The Spectacle of Toleration project is pretty much wrapped up. In the fall of 2015, we will have a volume of papers from the conference, and we are working on a video component, but the day-to-day work of thinking about and organizing on this topic is complete. I am now reflecting on the work — in part because I have to for the funders, but also because I find that this project has changed my focus and my thinking for the Newport Historical Society and myself.
As I mentioned in an earlier piece, one of the most extraordinary results of this project was the way in which it highlighted how much the young academics who participated were hungry for an opportunity to reach the public with their ideas and their research. We, on the public history side, had been worrying about how much research in the humanities is happening in academia that the public knows nothing about. That research — and many facts new to me — were on display at the Spectacle conference last October. The conference revealed to us many things that folks should know — should know because they make a difference in how we think about the past — like the fact that many of the immigrants to the 17th century American colony of Jamestown (first permanent settlement) were neither English nor Protestant.
Because of this, the NHS is now explicitly saying in its strategic plans that it intends to help create bridges between academia and the public. This is important because we must make the case that history matters, and indeed that ideas matter. Which I suppose is a central tenet of the humanities generally — that thinking about and attempting to understand human thought and behavior doesn’t just happen in the sciences — it also happens through the study of the vast database that history, anthropology, law, philosophy, religion, language and literature studies provide us.

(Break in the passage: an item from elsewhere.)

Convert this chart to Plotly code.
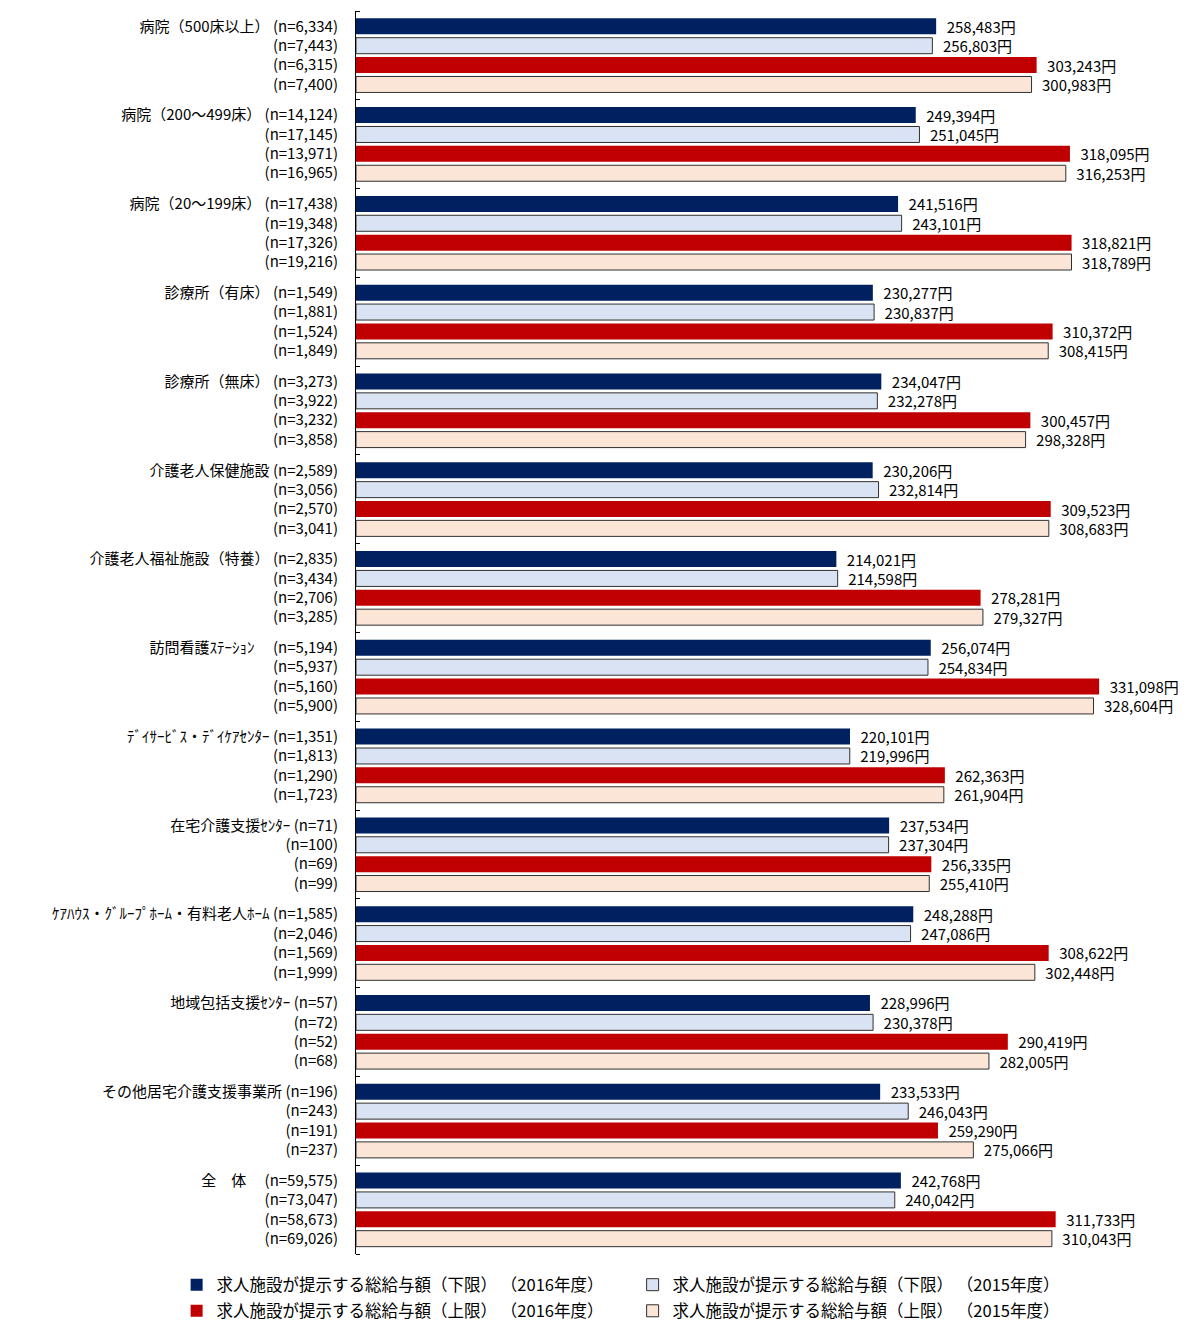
import plotly.graph_objects as go

# ---------------- data ----------------
groups = [
    "病院（500床以上）", "病院（200～499床）", "病院（20～199床）",
    "診療所（有床）", "診療所（無床）", "介護老人保健施設",
    "介護老人福祉施設（特養）", "訪問看護ｽﾃｰｼｮﾝ　", "ﾃﾞｲｻｰﾋﾞｽ・ﾃﾞｲｹｱｾﾝﾀｰ",
    "在宅介護支援ｾﾝﾀｰ", "ｹｱﾊｳｽ・ｸﾞﾙｰﾌﾟﾎｰﾑ・有料老人ﾎｰﾑ", "地域包括支援ｾﾝﾀｰ",
    "その他居宅介護支援事業所", "全　体　",
]

series_names = [
    "求人施設が提示する総給与額（下限） （2016年度）",
    "求人施設が提示する総給与額（下限） （2015年度）",
    "求人施設が提示する総給与額（上限） （2016年度）",
    "求人施設が提示する総給与額（上限） （2015年度）",
]

lower_2016 = [258483, 249394, 241516, 230277, 234047, 230206, 214021,
              256074, 220101, 237534, 248288, 228996, 233533, 242768]
lower_2015 = [256803, 251045, 243101, 230837, 232278, 232814, 214598,
              254834, 219996, 237304, 247086, 230378, 246043, 240042]
upper_2016 = [303243, 318095, 318821, 310372, 300457, 309523, 278281,
              331098, 262363, 256335, 308622, 290419, 259290, 311733]
upper_2015 = [300983, 316253, 318789, 308415, 298328, 308683, 279327,
              328604, 261904, 255410, 302448, 282005, 275066, 310043]

n_lower_2016 = [6334, 14124, 17438, 1549, 3273, 2589, 2835,
                5194, 1351, 71, 1585, 57, 196, 59575]
n_lower_2015 = [7443, 17145, 19348, 1881, 3922, 3056, 3434,
                5937, 1813, 100, 2046, 72, 243, 73047]
n_upper_2016 = [6315, 13971, 17326, 1524, 3232, 2570, 2706,
                5160, 1290, 69, 1569, 52, 191, 58673]
n_upper_2015 = [7400, 16965, 19216, 1849, 3858, 3041, 3285,
                5900, 1723, 99, 1999, 68, 237, 69026]

series_values = [lower_2016, lower_2015, upper_2016, upper_2015]
series_n = [n_lower_2016, n_lower_2015, n_upper_2016, n_upper_2015]

# ---------------- styles ----------------
fills = ["#002060", "#DAE3F3", "#C00000", "#FBE5D6"]
lines = [0, 1, 0, 1]
legend_ids = ["legend", "legend", "legend2", "legend2"]
FONT = "Noto Sans CJK JP, Noto Sans, sans-serif"

G = 4.582      # group pitch in row units
W = 0.825      # bar thickness in row units
ng = len(groups)

fig = go.Figure()
tickvals, ticktext = [], []
for i in range(4):
    ys = [g * G + i for g in range(ng)]
    fig.add_trace(go.Bar(
        orientation="h",
        x=series_values[i],
        y=ys,
        width=W,
        name=series_names[i],
        legend=legend_ids[i],
        marker=dict(color=fills[i], line=dict(color="#303030", width=lines[i])),
        texttemplate="\u2002%{x:,}円",
        textposition="outside",
        textfont=dict(family=FONT, size=15, color="#000000"),
        constraintext="none",
        cliponaxis=False,
        hoverinfo="skip",
    ))
    for g in range(ng):
        label = f"(n={series_n[i][g]:,})"
        if i == 0:
            label = groups[g] + " " + label
        tickvals.append(g * G + i)
        ticktext.append(label)

bounds = [g * G - (G - 3) / 2 for g in range(ng + 1)]

# page has an 8px body margin, so the figure is sized to fit inside the window
fig.update_layout(
    width=1181, height=1321,
    margin=dict(l=348, r=25, t=3, b=75, autoexpand=False),
    paper_bgcolor="white", plot_bgcolor="white",
    barmode="overlay",
    font=dict(family=FONT, size=15, color="#000000"),
    showlegend=True,
    legend=dict(orientation="h", x=-0.222, xanchor="left", y=-0.0249, yanchor="middle",
                entrywidth=411, entrywidthmode="pixels", traceorder="normal",
                font=dict(family=FONT, size=16.5, color="#000000"),
                bgcolor="rgba(0,0,0,0)"),
    legend2=dict(orientation="h", x=-0.222, xanchor="left", y=-0.0459, yanchor="middle",
                 entrywidth=411, entrywidthmode="pixels", traceorder="normal",
                 font=dict(family=FONT, size=16.5, color="#000000"),
                 bgcolor="rgba(0,0,0,0)"),
)
fig.update_xaxes(visible=False, range=[0, 360000], fixedrange=True)
fig.update_yaxes(
    range=[bounds[-1], bounds[0]],
    tickmode="array", tickvals=tickvals, ticktext=ticktext,
    ticks="", ticklabelstandoff=14,
    showline=True, linecolor="#000000", linewidth=1,
    showgrid=False, zeroline=False,
    tickfont=dict(family=FONT, size=15, color="#000000"),
    minor=dict(tickmode="array", tickvals=bounds, ticks="inside",
               ticklen=4, tickcolor="#000000", tickwidth=1, showgrid=False),
    fixedrange=True,
)

fig.write_html("out.html")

The importance of understanding ideas and their impact was highlighted for me in the discussion that followed the recent Supreme Court decision ruling that opening city council meetings with sectarian prayer does not violate the U.S. Constitution. These discussions happen for the most part for non-academics on Facebook. Which is a little embarrassing, but here we are. For many people, this decision was taken as an endorsement of the basically Christian culture of Greece, New York. Which it sort of wasn’t, but I wonder how many of us carefully read and fully understood this decision.
In fact the Court majority suggests that listening to the prayers of another faith does not coerce or in any way harm an individual in a civic audience. Which would be true if we were all tolerant pluralists. But when one does the thought experiment of flipping the equation — if, say, most of the City Council were Wiccan, and a prayer to the Goddess started each meeting, how would you feel? — the general response ranges from discomfort to outrage. Such an experiment in practice led to the disturbing Christian disruption of a Hindu prayer in the U.S. Senate. It makes me wonder how much the Court really understands religion.
Which brings me to the next thing that I learned from the Spectacle project. We are many of us woefully unaware of the tenets, intellectual underpinnings and cultural attachments of even our own religions. The Spectacle project taught me to think about the words evangelizing, proselytizing, and fundamentalism and the distinction between them (you could look it up). What does it mean when you believe that you know the truth about the universe, that this truth is tied to a series of practices, and that God needs you to bring everyone into the fold? What if you believe that there is only one path to righteousness, and that any other expression is not only false but dangerous?
You’d be in pretty illustrious company if you felt that way — think of Cotton Mather calling Rhode Island’s religious diversity a sewer, and contagious. But think, too, of how this idea could lead to Puritan comfort generally with burning witches and hanging Quakers. Roger Williams, on the other hand, believed that because there are competing ideologies, each one certain that it is the truth, it is in fact the case that some folks have to be wrong. And the only way we can be sure it is not “us” who are in the wrong is by talking to and interacting with the others. Which is hard to do if you have already killed them all. Williams, as an older man, famously rowed from Providence to Newport to debate the Quaker George Fox. He was sure the Quakers were wrong, but supported their right to exist, and hoped to persuade them of their error. Williams and others brought that vision of self-interested tolerance to Rhode Island and influenced the world.
But we are not talking much about the idea of tolerance now, and I think we must. Because if we are not anthropologists enough to step outside our own world view and see things through the eyes of others, and not philosophers enough to understand and examine the ideas and values that underlie these views, and not historians enough to use the history of conflicts past when we think about how we want to behave today, then we will continue to have trouble living together.
Knowing that we cannot all be scholars at all times, and that thoughtfulness and deliberation are sometimes at odds with our instincts, what can we do? It seems to me that the practice, the habit, of tolerance can be established in a community, as it was here in Rhode Island long ago. This habit was created through a shared world-view that suggested that people had a right to think about, and interact with, the infinite on their own terms. This view did not eliminate fierce opinions, deep faith, or prejudice and conflict, but it did provide a baseline of acceptance of our right to differ. Many of us feel this view is part of the founding legacy of this Nation. Others disagree. How we might approach a discussion on this issue here and now, vastly diverse and inter-connected as we are, is a complicated question. One that history can inform.